As we go into the fall season and things start to wind down at your facility now is the perfect time to look back on the programming you have offered in 2015 and show your employer what a positive financial impact you have had on the facility. This can apply to anyone at a facility that offers programs, including groups, beginner programs, and individual lessons and any other type of instruction. Going through an exercise the like one below has the potential to really open the eyes of your owner or employer as to what you bring to the table.
In 2014, I offered two Golf 101 Classes with two levels in each class. I wanted to quantify the revenue that my facility was experiencing because of the Player Development programming I was offering. So, I used the facilities point of sale program* to figure out what the members had spent (minus dues) before taking the Golf 101 class versus after graduating from the Golf 101 class.

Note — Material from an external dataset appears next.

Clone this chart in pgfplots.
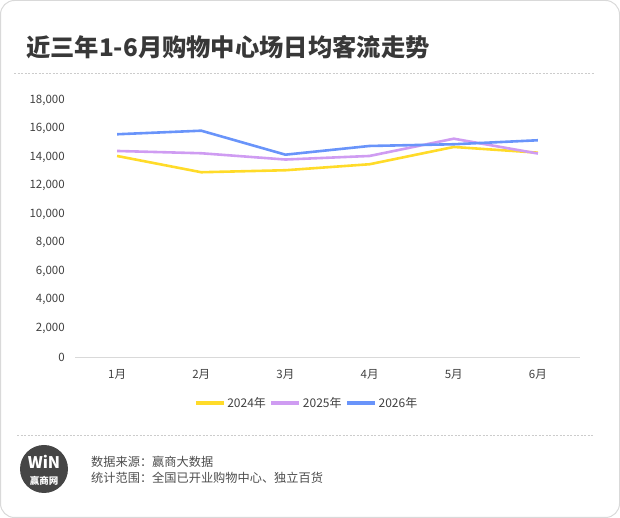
\documentclass[border=0pt]{standalone}
\usepackage{fontspec}
\setmainfont{Noto Sans CJK SC}
\usepackage{pgfplots}
\pgfplotsset{compat=1.18}
\definecolor{cy}{HTML}{FFDB29}
\definecolor{cp}{HTML}{CF9CF2}
\definecolor{cb}{HTML}{6994FA}
\definecolor{txt}{HTML}{404040}
\begin{document}
\begin{tikzpicture}[x=1pt,y=1pt]
\useasboundingbox (0,0) rectangle (620,518);
\draw[draw=black!15, line width=1pt, rounded corners=14pt] (0.5,0.5) rectangle (619.5,517.5);
\node[anchor=west, inner sep=0, font=\fontsize{24.3}{26}\selectfont\bfseries, text=black!78] at (26,471) {近三年1-6月购物中心场日均客流走势};
\draw[black!20, line width=0.6pt, dash pattern=on 2pt off 1.5pt] (14,445) -- (594,445);
\draw[black!20, line width=0.6pt, dash pattern=on 2pt off 1.5pt] (17,83) -- (594,83);
\begin{axis}[
  at={(75pt,161pt)}, anchor=south west, scale only axis,
  width=505pt, height=257pt,
  xmin=0.5, xmax=6.5, ymin=0, ymax=18000,
  axis x line=bottom, axis y line=left,
  axis line style={-},
  x axis line style={draw=black!15, line width=0.8pt},
  y axis line style={draw=none},
  ytick={0,2000,...,18000},
  y tick style={draw=none},
  /pgf/number format/assume math mode=true,
  /pgf/number format/1000 sep={,},
  scaled y ticks=false,
  yticklabel style={font=\fontsize{11.5}{13}\selectfont, text=txt, inner sep=0pt, xshift=-8pt},
  xtick={1,...,6},
  xticklabels={1月,2月,3月,4月,5月,6月},
  x tick style={draw=none},
  xticklabel style={font=\fontsize{11.5}{13}\selectfont, text=txt, inner sep=0pt, yshift=-10pt},
  extra x ticks={0.5,1.5,...,6.5},
  extra x tick labels={},
  extra x tick style={tick align=outside, major tick length=5pt, tick style={draw=black!15, line width=0.8pt}},
  legend columns=3,
  legend style={at={(0.459,-0.179)}, anchor=center, draw=none, fill=none,
    font=\fontsize{12}{14}\selectfont, text=txt,
    /tikz/every even column/.append style={column sep=2pt}},
  legend image code/.code={\draw[#1, line width=3pt] (0pt,0pt) -- (28pt,0pt);},
  clip=false,
]
\addplot[cy, line width=2.6pt, line join=round] coordinates {(1,14080)(2,12940)(3,13080)(4,13500)(5,14710)(6,14310)};
\addlegendentry{2024年}
\addplot[cp, line width=2.6pt, line join=round] coordinates {(1,14430)(2,14270)(3,13830)(4,14080)(5,15290)(6,14250)};
\addlegendentry{2025年}
\addplot[cb, line width=2.6pt, line join=round] coordinates {(1,15600)(2,15850)(3,14170)(4,14780)(5,14900)(6,15180)};
\addlegendentry{2026年}
\end{axis}
\fill[black!73] (44,49) circle (24);
\node[white, inner sep=0, font=\bfseries\fontsize{16}{16}\selectfont] at (44,56) {WiN};
\node[white, inner sep=0, font=\bfseries\fontsize{9.5}{10}\selectfont] at (44,37) {赢商网};
\node[anchor=west, inner sep=0, font=\fontsize{12.2}{14}\selectfont, text=black!70] at (91,56) {数据来源：赢商大数据};
\node[anchor=west, inner sep=0, font=\fontsize{12.2}{14}\selectfont, text=black!70] at (91,40) {统计范围：全国已开业购物中心、独立百货};
\end{tikzpicture}
\end{document}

There were 30 students that participated in the Golf 101 Program in 2014. The average discretionary spending of the members that participated in this program increased an average of 27.35% with a difference in average spending from prior to the program to during and after the program of $4,332 more. The increase in rounds of golf from these 30 members was an average of 242%.
By going through this exercise I was able to prove to my facility that my time spent teaching Player Development programming was time well spent. My students averaged an additional $1,478.86 spent monthly on food and beverage and golf shop purchases after graduating from the Golf 101 classes. And they played an average of 242% more rounds of golf, I know this was a Golf 101 glass and some of the students were playing zero rounds before, but what it proved is that now they are coming to the facility and getting out on the golf course.
*I was able to pull all of my information from members spending through the point of sale system. If you do not have access to the point of sale or are not at a private facility you can still track these numbers. Keep track of who your students are and when they play golf. Most facilities know the average amount spent per round of golf in the golf shop and in the food and beverage department. So, you can apply those numbers to the rounds of golf your students play and you will have an average spent number that can be directly attributed to you and your instruction programs.